INSTRUCTIONS FOR THE TASK
Don't include pictures. Quote the lines below from the first through the line that contains "(0,0) rectangle (960,720);".

INFORMATION PROVIDED
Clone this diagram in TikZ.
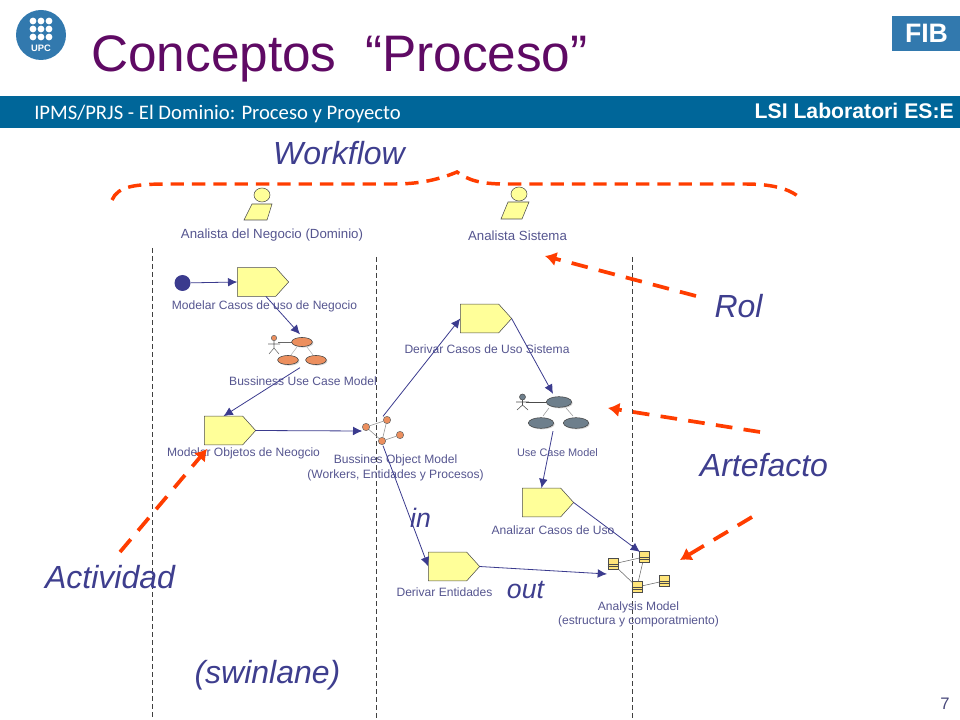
\documentclass[tikz,border=0pt]{standalone}
\usepackage{fontspec}
\setmainfont{Liberation Sans}
\newfontfamily\barfont{Carlito}
\usetikzlibrary{shapes,shapes.symbols,arrows.meta,shadows}
\definecolor{titlecol}{HTML}{5F0A64}
\definecolor{barcol}{HTML}{006699}
\definecolor{logocol}{HTML}{3279AE}
\definecolor{inkcol}{HTML}{3B3B8E}
\definecolor{labelcol}{HTML}{55558F}
\definecolor{notecol}{HTML}{3E3E8E}
\definecolor{redcol}{HTML}{FF3D00}
\definecolor{yellowcol}{HTML}{FFFF99}
\definecolor{peachcol}{HTML}{EC8F5E}
\definecolor{slatecol}{HTML}{6E7F8C}
\tikzset{
  activity/.style={signal, signal to=east, signal from=nowhere, signal pointer angle=96,
    draw=black!70, fill=yellowcol, minimum width=38.5pt, minimum height=21.5pt, inner sep=0pt, outer sep=0pt},
  iconbox/.style={inner sep=0pt, outer sep=0pt},
  caption/.style={text=labelcol, font=\fontsize{9.05pt}{10.5pt}\selectfont, align=center, inner sep=0pt},
  note/.style={text=notecol, font=\fontsize{24pt}{28pt}\selectfont\itshape, inner sep=0pt},
  smallnote/.style={note, font=\fontsize{20pt}{24pt}\selectfont\itshape},
  flow/.style={-{Latex[length=7pt,width=6.5pt]}, inkcol, line width=0.6pt},
  dashline/.style={redcol, line width=2.6pt, dash pattern=on 10pt off 6pt},
  callout/.style={-{Latex[length=8.5pt,width=11pt]}, redcol, line width=2.8pt, dash pattern=on 12.5pt off 8.5pt},
  usecase/.style={ellipse, draw=black!75, inner sep=0pt, drop shadow={shadow xshift=0.8pt, shadow yshift=-0.8pt, opacity=.35}},
  ball/.style={circle, draw=black!60, fill=peachcol, minimum size=5.5pt, inner sep=0pt},
  klass/.style={draw=black!70, fill=yellowcol!80!orange, minimum width=7.5pt, minimum height=8pt, inner sep=0pt,
    drop shadow={shadow xshift=0.8pt, shadow yshift=-0.8pt, opacity=.35}},
  lane/.style={black!75, thin, dash pattern=on 3.5pt off 2.5pt},
  person/.style={draw=black!70, fill=yellowcol}
}
\begin{document}
\begin{tikzpicture}[x=0.75pt,y=-0.75pt]
    \useasboundingbox (0,0) rectangle (960,720);

    % header
    \fill[barcol] (0,96) rectangle (960,128);
    \node (title) [text=titlecol, font=\fontsize{38.5pt}{44pt}\selectfont, anchor=base west, inner sep=0pt] at (91,72) {Conceptos~~“Proceso”};
    \node (barleft) [text=white, font=\fontsize{15.5pt}{18pt}\selectfont\barfont, anchor=base west, inner sep=0pt] at (34,120) {IPMS/PRJS - El Dominio: Proceso y Proyecto};
    \node (barright) [text=white, font=\fontsize{15.9pt}{18pt}\selectfont\bfseries, anchor=base east, inner sep=0pt] at (954,119) {LSI Laboratori ES:E};
    \node (pageno) [text=labelcol!85!black, font=\fontsize{12.5pt}{14pt}\selectfont, inner sep=0pt] at (945,704) {7};

    % logos
    \fill[logocol] (41,35) circle [radius=25];
    \foreach \i in {0,1,2} \foreach \j in {0,1,2}
        \fill[white] (33+8*\i,21+\j*8) circle [radius=3.4];
    \node (upc) [text=white, font=\fontsize{7pt}{8pt}\selectfont\bfseries, inner sep=0pt] at (41,48.5) {UPC};
    \fill[logocol] (892,16) rectangle (960,51);
    \node (fib) [text=white, font=\fontsize{20pt}{22pt}\selectfont\bfseries, inner sep=0pt] at (926.5,33.5) {FIB};

    % swimlanes
    \draw[lane] (152,248) -- (152,720);
    \draw[lane] (376,257) -- (376,720);
    \draw[lane] (632,257) -- (632,720);

    % roles
    \draw[person] (262,195) ellipse [x radius=8, y radius=7];
    \draw[person] (252,204) -- (272,204) -- (267,220) -- (244,220) -- cycle;
    \draw[person] (519,194) ellipse [x radius=8, y radius=7];
    \draw[person] (508,202) -- (529,202) -- (522,219) -- (501,219) -- cycle;
    \node (role1) [caption, font=\fontsize{9.95pt}{11pt}\selectfont] at (272,235.5) {Analista del Negocio (Dominio)};
    \node (role2) [caption, font=\fontsize{9.95pt}{11pt}\selectfont] at (517.5,235.5) {Analista Sistema};

    % activities
    \node (start) [circle, fill=inkcol, minimum size=12pt, inner sep=0pt] at (182.5,283) {};
    \node (act1) [activity] at (256.5,282) {};
    \node (act2) [activity] at (223.5,430.5) {};
    \node (act3) [activity] at (479.5,318.5) {};
    \node (act4) [activity] at (541.5,502.5) {};
    \node (act5) [activity] at (447.5,566.5) {};
    \node (cap1) [caption] at (264.5,306) {Modelar Casos de uso de Negocio};
    \node (cap2) [caption] at (243.5,453) {Modelar Objetos de Neogcio};
    \node (cap3) [caption] at (487,349) {Derivar Casos de Uso Sistema};
    \node (cap4) [caption] at (553,530) {Analizar Casos de Uso};
    \node (cap5) [caption] at (444.5,592) {Derivar Entidades};

    % business use case model
    \node (bucm) [iconbox, minimum width=45pt, minimum height=25pt] at (300,351) {};
    \draw[black!60] (278,342) -- (293,342);
    \draw[black!60] (274,341) -- (274,348) (268,344) -- (280,344) (274,348) -- (269,354) (274,348) -- (279,354);
    \draw[black!60, fill=peachcol] (274,338) circle [radius=2.7];
    \draw[black!30] (297,347) -- (291,355) (307,347) -- (313,355);
    \node (ucA) [usecase, fill=peachcol, minimum width=15.5pt, minimum height=6.8pt] at (302,342) {};
    \node (ucB) [usecase, fill=peachcol, minimum width=15.5pt, minimum height=6.8pt] at (288,360) {};
    \node (ucC) [usecase, fill=peachcol, minimum width=15.5pt, minimum height=6.8pt] at (316,360) {};
    \node (bucmcap) [caption] at (303,381) {Bussiness Use Case Model};

    % business object model
    \node (bom) [iconbox, minimum width=31pt, minimum height=22pt] at (383,431) {};
    \node (ballA) [ball] at (366,427) {};
    \node (ballB) [ball] at (387,420) {};
    \node (ballC) [ball] at (382,441) {};
    \node (ballD) [ball] at (400,435) {};
    \draw[black!45] (ballA) -- (ballB);
    \draw[black!45] (ballA) -- (ballC);
    \draw[black!45] (ballB) -- (ballC);
    \draw[black!45] (ballC) -- (ballD);
    \node (bomcap) [caption, font=\fontsize{9.05pt}{11pt}\selectfont] at (395.5,468) {Bussines Object Model\\(Workers, Entidades y Procesos)};

    % use case model
    \node (ucm) [iconbox, minimum width=52pt, minimum height=28pt] at (553,412.5) {};
    \draw[black!70] (526,402) -- (546,402);
    \draw[black!70] (522.5,399) -- (522.5,405) (516,402) -- (529,402) (522.5,405) -- (517,410) (522.5,405) -- (528,410);
    \draw[black!70, fill=slatecol] (522.5,397) circle [radius=3];
    \draw[black!40] (549,408) -- (543,416) (566,408) -- (573,416);
    \node (umA) [usecase, fill=slatecol, minimum width=19pt, minimum height=8pt] at (559,402) {};
    \node (umB) [usecase, fill=slatecol, minimum width=19pt, minimum height=8pt] at (541,423) {};
    \node (umC) [usecase, fill=slatecol, minimum width=19pt, minimum height=8pt] at (576,423) {};
    \node (ucmcap) [caption, font=\fontsize{8.2pt}{9pt}\selectfont] at (557.5,453) {Use Case Model};

    % analysis model
    \node (am) [iconbox, minimum width=49.5pt, minimum height=33pt] at (640,574) {};
    \draw[black!60] (613,564) -- (644,557);
    \draw[black!60] (613,564) -- (637,587);
    \draw[black!60] (644,557) -- (637,587);
    \draw[black!60] (637,587) -- (664,581);
    \node (boxA) [klass] at (613,564) {};
    \node (boxB) [klass] at (644,557) {};
    \node (boxC) [klass] at (637,587) {};
    \node (boxD) [klass] at (664,581) {};
    \foreach \n in {boxA,boxB,boxC,boxD}
        \draw[black!70] (\n.west) -- (\n.east) ([yshift=-1.8pt]\n.west) -- ([yshift=-1.8pt]\n.east);
    \node (amcap) [caption] at (638.5,614) {Analysis Model\\(estructura y comporatmiento)};

    % flow
    \draw[flow] (start) -- (act1.west);
    \draw[flow] ([xshift=7pt]act1.south) -- (bucm.north);
    \draw[flow] (bucm.south) -- (act2.north);
    \draw[flow] (act2.east) -- (bom.west);
    \draw[flow] (bom.north) -- (act3.west);
    \draw[flow] (bom.south) -- (act5.west);
    \draw[flow] (act3.east) -- (ucm.north);
    \draw[flow] (ucm.south) -- (act4.north);
    \draw[flow] (act4.east) -- (am.north);
    \draw[flow] (act5.east) -- (am.west);

    % notes
    \node (workflow) [note] at (339,153) {Workflow};
    \node (rol) [note] at (738.5,306) {Rol};
    \node (artefacto) [note] at (764,465.5) {Artefacto};
    \node (actividad) [note] at (110,577) {Actividad};
    \node (swim) [note] at (267.5,675) {(swinlane)};
    \node (in) [smallnote] at (420.5,518) {in};
    \node (out) [smallnote] at (525.5,590) {out};

    % brace and callouts
    \draw[dashline]
        (112,200) .. controls (118,186) and (135,184) .. (170,184) -- (395,184)
        .. controls (425,184) and (445,177) .. (457,172)
        .. controls (468,180) and (480,184) .. (505,184) -- (745,184)
        .. controls (770,184) and (790,188) .. (801,199);
    \coordinate (rolfrom) at (696,296);
    \coordinate (rolto) at (545,256);
    \coordinate (artfrom) at (760,432);
    \coordinate (artto) at (608,408);
    \coordinate (art2from) at (752,517);
    \coordinate (art2to) at (680,560);
    \coordinate (actfrom) at (120,552);
    \coordinate (actto) at (207,449);
    \draw[callout] (rolfrom) -- (rolto);
    \draw[callout] (artfrom) -- (artto);
    \draw[callout] (art2from) -- (art2to);
    \draw[callout] (actfrom) -- (actto);
\end{tikzpicture}
\end{document}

OUTPUT OF THE TASK
Clone this diagram in TikZ.
\documentclass[tikz,border=0pt]{standalone}
\usepackage{fontspec}
\setmainfont{Liberation Sans}
\newfontfamily\barfont{Carlito}
\usetikzlibrary{shapes,shapes.symbols,arrows.meta,shadows}
\definecolor{titlecol}{HTML}{5F0A64}
\definecolor{barcol}{HTML}{006699}
\definecolor{logocol}{HTML}{3279AE}
\definecolor{inkcol}{HTML}{3B3B8E}
\definecolor{labelcol}{HTML}{55558F}
\definecolor{notecol}{HTML}{3E3E8E}
\definecolor{redcol}{HTML}{FF3D00}
\definecolor{yellowcol}{HTML}{FFFF99}
\definecolor{peachcol}{HTML}{EC8F5E}
\definecolor{slatecol}{HTML}{6E7F8C}
\tikzset{
  activity/.style={signal, signal to=east, signal from=nowhere, signal pointer angle=96,
    draw=black!70, fill=yellowcol, minimum width=38.5pt, minimum height=21.5pt, inner sep=0pt, outer sep=0pt},
  iconbox/.style={inner sep=0pt, outer sep=0pt},
  caption/.style={text=labelcol, font=\fontsize{9.05pt}{10.5pt}\selectfont, align=center, inner sep=0pt},
  note/.style={text=notecol, font=\fontsize{24pt}{28pt}\selectfont\itshape, inner sep=0pt},
  smallnote/.style={note, font=\fontsize{20pt}{24pt}\selectfont\itshape},
  flow/.style={-{Latex[length=7pt,width=6.5pt]}, inkcol, line width=0.6pt},
  dashline/.style={redcol, line width=2.6pt, dash pattern=on 10pt off 6pt},
  callout/.style={-{Latex[length=8.5pt,width=11pt]}, redcol, line width=2.8pt, dash pattern=on 12.5pt off 8.5pt},
  usecase/.style={ellipse, draw=black!75, inner sep=0pt, drop shadow={shadow xshift=0.8pt, shadow yshift=-0.8pt, opacity=.35}},
  ball/.style={circle, draw=black!60, fill=peachcol, minimum size=5.5pt, inner sep=0pt},
  klass/.style={draw=black!70, fill=yellowcol!80!orange, minimum width=7.5pt, minimum height=8pt, inner sep=0pt,
    drop shadow={shadow xshift=0.8pt, shadow yshift=-0.8pt, opacity=.35}},
  lane/.style={black!75, thin, dash pattern=on 3.5pt off 2.5pt},
  person/.style={draw=black!70, fill=yellowcol}
}
\begin{document}
\begin{tikzpicture}[x=0.75pt,y=-0.75pt]
    \useasboundingbox (0,0) rectangle (960,720);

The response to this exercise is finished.